Create value and the clients will find you.
That’s the ideal and where we want to be over the long-term.
The reality is this – getting there can take some time, and even when they come to us, they often aren't the clients we are looking for.
In the mean time, building a minimum viable client base is essential if you're in the early days of establishing your business.
“Let me Google that for you.”
Not a great idea in this case.
There are a thousand and one ways to find clients and 297 million Google search results to sift through.
Enter this rabbit hole at your peril.
In around six hours you will be convinced you need *enter latest fad, craze or buzzword*.
The water is warm
Instead of researching, strategising and paying for advice, start by diving in.
'Act' in both senses of the word. Take action, and act as if you know what you are doing.
When we do this, magical things can happen.
Magical Thing #1: We start to learn. Not in theory but in practice. Only when we experience something do we truly understand it.
Magical Thing #2: Lots of things won’t work, but some things will. That’s forward progress.
Simple is effective
Here’s the process I followed when I launched my first company.
It worked from day one and continues to work today almost five-years later.

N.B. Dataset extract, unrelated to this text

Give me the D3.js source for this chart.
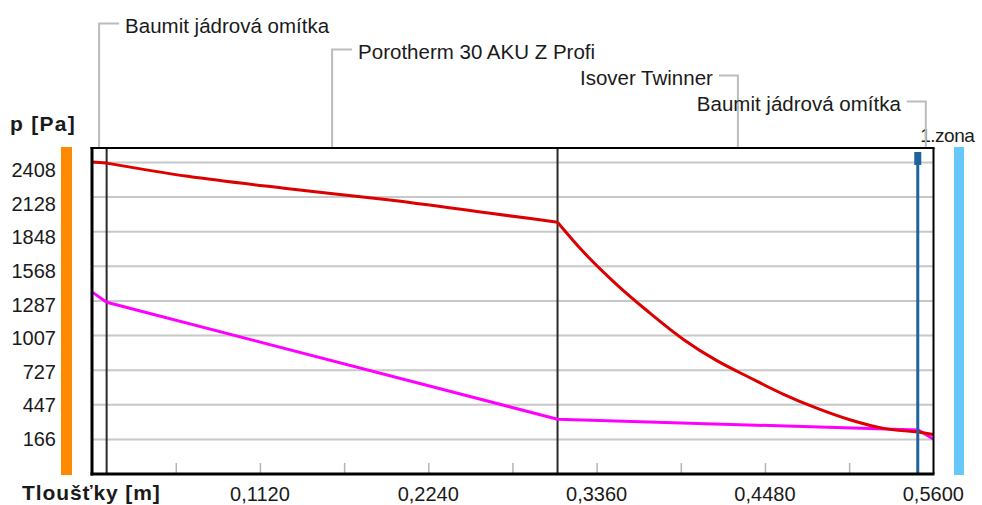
<!DOCTYPE html>
<html><head><meta charset="utf-8">
<script src="https://cdn.jsdelivr.net/npm/d3@7"></script>
<style>
html,body{margin:0;padding:0;background:#fff;}
svg{display:block;}
text{font-family:"Liberation Sans",Arial,sans-serif;fill:#1a1a1a;}
</style></head>
<body>
<svg id="chart" width="982" height="505"></svg>
<script>
// ---- data ----
const layerNames = ["Baumit jádrová omítka", "Porotherm 30 AKU Z Profi", "Isover Twinner", "Baumit jádrová omítka"];
const layerThickness = [0.01, 0.30, 0.24, 0.01];
const yTicks = [2408, 2128, 1848, 1568, 1287, 1007, 727, 447, 166];
const xTicks = [0.1120, 0.2240, 0.3360, 0.4480, 0.5600];
const xMinorTicks = [0.056, 0.112, 0.168, 0.224, 0.280, 0.336, 0.392, 0.448, 0.504];
// saturated vapour pressure (red)
const pSatX = [0, 0.01, 0.064, 0.131, 0.197, 0.264, 0.31, 0.327, 0.349, 0.371, 0.394, 0.416, 0.438, 0.460, 0.482, 0.505, 0.527, 0.55, 0.56];
const pSat  = [2408, 2399, 2292, 2192, 2102, 1995, 1921, 1683, 1420, 1190, 970, 800, 662, 530, 418, 320, 252, 223, 202];
// partial vapour pressure (magenta)
const pX   = [0, 0.01, 0.31, 0.55, 0.56];
const pVal = [1359, 1273, 326, 239, 166];
// condensation zone
const zoneNames = ["1.zona"];
const zoneX = [0.55];
const yLabel = "p [Pa]";
const xLabel = "Tloušťky [m]";

// ---- layout ----
const svg = d3.select("#chart");
const L = 92, R = 933.5, T = 148, B = 474;
const x = d3.scaleLinear().domain([0, 0.56]).range([91.6, 933.3]);
const y = d3.scaleLinear().domain([166, 2408]).range([439, 162]);
const yLab = d3.scaleLinear().domain([166, 2408]).range([439, 170]);

// side bars
svg.append("rect").attr("x", 61).attr("y", 147).attr("width", 11).attr("height", 328).attr("fill", "#ff8a00");
svg.append("rect").attr("x", 954).attr("y", 147).attr("width", 10).attr("height", 328).attr("fill", "#66c8fa");

// gridlines
svg.append("g").attr("transform", `translate(${L},0)`)
  .call(d3.axisLeft(y).tickValues(yTicks).tickSize(-(R - L)).tickFormat(""))
  .call(g => g.select(".domain").remove())
  .call(g => g.selectAll("line").attr("stroke", "#c8c8c8").attr("stroke-width", 2));

// minor x ticks (inside, upward)
svg.append("g").attr("transform", `translate(0,${B})`)
  .call(d3.axisBottom(x).tickValues(xMinorTicks).tickSize(-11).tickFormat(""))
  .call(g => g.select(".domain").remove())
  .call(g => g.selectAll("line").attr("stroke", "#b4b4b4").attr("stroke-width", 1.5));

// layer boundaries
const bounds = Array.from(d3.cumsum(layerThickness)).map(v => +v.toFixed(6));
const starts = [0, ...bounds.slice(0, -1)];
const inner = bounds.slice(0, -2); // 0.01, 0.31 (0.55 drawn as zone line)
svg.append("g").selectAll("line").data(inner).join("line")
  .attr("x1", d => x(d)).attr("x2", d => x(d))
  .attr("y1", T).attr("y2", B)
  .attr("stroke", "#2a2a2a").attr("stroke-width", 2);

// curves: smooth inside each layer, kinks at layer boundaries
function segments(xs, vs) {
  const pts = xs.map((v, i) => [v, vs[i]]);
  return starts.map((s, i) => pts.filter(p => p[0] >= s - 1e-9 && p[0] <= bounds[i] + 1e-9))
               .filter(seg => seg.length > 1);
}
const line = d3.line().x(d => x(d[0])).y(d => y(d[1])).curve(d3.curveMonotoneX);
function drawSeries(xs, vs, color) {
  const d = segments(xs, vs).map(seg => line(seg)).join("");
  svg.append("path").attr("d", d).attr("fill", "none").attr("stroke", color)
    .attr("stroke-width", 3).attr("stroke-linejoin", "round");
}
drawSeries(pX, pVal, "#ff00ff");
drawSeries(pSatX, pSat, "#dc0000");

// zone line
const zg = svg.append("g");
zg.selectAll("line").data(zoneX).join("line")
  .attr("x1", d => x(d) - 0.5).attr("x2", d => x(d) - 0.5)
  .attr("y1", 152).attr("y2", B)
  .attr("stroke", "#1f62a0").attr("stroke-width", 3);
zg.selectAll("rect").data(zoneX).join("rect")
  .attr("x", d => x(d) - 4).attr("y", 152).attr("width", 7).attr("height", 13)
  .attr("fill", "#1f62a0");
zg.selectAll("text").data(zoneX).join("text")
  .attr("x", d => x(d) + 2).attr("y", 142)
  .attr("font-size", 19).attr("letter-spacing", -0.5)
  .text((d, i) => zoneNames[i]);

// frame
svg.append("line").attr("x1", L - 1.5).attr("x2", R + 1).attr("y1", T).attr("y2", T).attr("stroke", "#000").attr("stroke-width", 2);
svg.append("line").attr("x1", R).attr("x2", R).attr("y1", T).attr("y2", B).attr("stroke", "#000").attr("stroke-width", 2);
svg.append("line").attr("x1", L).attr("x2", L).attr("y1", T - 1).attr("y2", B + 1.5).attr("stroke", "#000").attr("stroke-width", 3);
svg.append("line").attr("x1", L - 1.5).attr("x2", R + 1).attr("y1", B).attr("y2", B).attr("stroke", "#000").attr("stroke-width", 3);

// y tick labels
svg.append("g").selectAll("text").data(yTicks).join("text")
  .attr("x", 56).attr("y", d => yLab(d)).attr("dy", "0.36em")
  .attr("text-anchor", "end").attr("font-size", 20)
  .text(d => d);

// x tick labels
const fmt = d3.format(".4f");
svg.append("g").selectAll("text").data(xTicks).join("text")
  .attr("x", d => x(d)).attr("y", 500.5)
  .attr("text-anchor", "middle").attr("font-size", 20)
  .text(d => fmt(d).replace(".", ","));

// axis titles
svg.append("text").attr("x", 10).attr("y", 131).attr("font-size", 21).attr("font-weight", "bold")
  .attr("letter-spacing", 1.3).attr("fill", "#000").text(yLabel);
svg.append("text").attr("x", 22).attr("y", 500).attr("font-size", 21).attr("font-weight", "bold")
  .attr("letter-spacing", 0.9).attr("fill", "#000").text(xLabel);

// layer leader labels
const rowY = [23.5, 49.5, 75.5, 101.5];
const lg = svg.append("g");
layerNames.forEach((name, i) => {
  const mx = x(starts[i] + layerThickness[i] / 2);
  const left = i < 2;
  const hx = left ? mx + 20 : mx - 19;
  lg.append("polyline")
    .attr("points", `${mx},${T - 1} ${mx},${rowY[i]} ${hx},${rowY[i]}`)
    .attr("fill", "none").attr("stroke", "#bcbcbc").attr("stroke-width", 2);
  lg.append("text")
    .attr("x", left ? hx + 6 : hx - 6).attr("y", rowY[i] + 9)
    .attr("text-anchor", left ? "start" : "end")
    .attr("font-size", 20.5)
    .text(name);
});
</script>
</body></html>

Step 1: Identify a potential client. Easily done online using publicly available information. You can probably find a name, phone number and email.
Step 2: Contact the potential client. Call or email the individual to make an introduction and briefly explain how you think you can help them.
Step 3: Ask for a meeting. The purpose of the initial contact is simply to arrange a 30 to 60-minute meeting over a coffee. It’s not a sales call.
Step 4: The adventure begins. Anyone who accepts the meeting has just opened a door. Attend the meeting and walk through it!
Think Doctor Pepper
What’s the worst that could happen?
Most people will politely decline your offer to meet up.
Some will accept and become clients.
At no point during the introduction or the subsequent meetings are you selling anything.
The objective is to have a conversation to find out if another person has problems you can help fix.
It works both ways, both sides benefit.
Rules of engagement
This approach will fail if:
- You focus on selling something
- You buy or scrape contact details
- You email people en mass
- You don’t offer to help
- You don’t meet up in person
- You expect it to work overnight
This approach will succeed if:
- Your offer is genuine
- Your communication is authentic
- You ‘offer’ before you ‘ask’
- You listen to the prospective client
- You treat it as a daily habit
With a mindset of believing it is your duty to help other business owners to the best of your ability, the commonly held perception of 'selling' is transformed into something exciting, engaging and of limitless potential.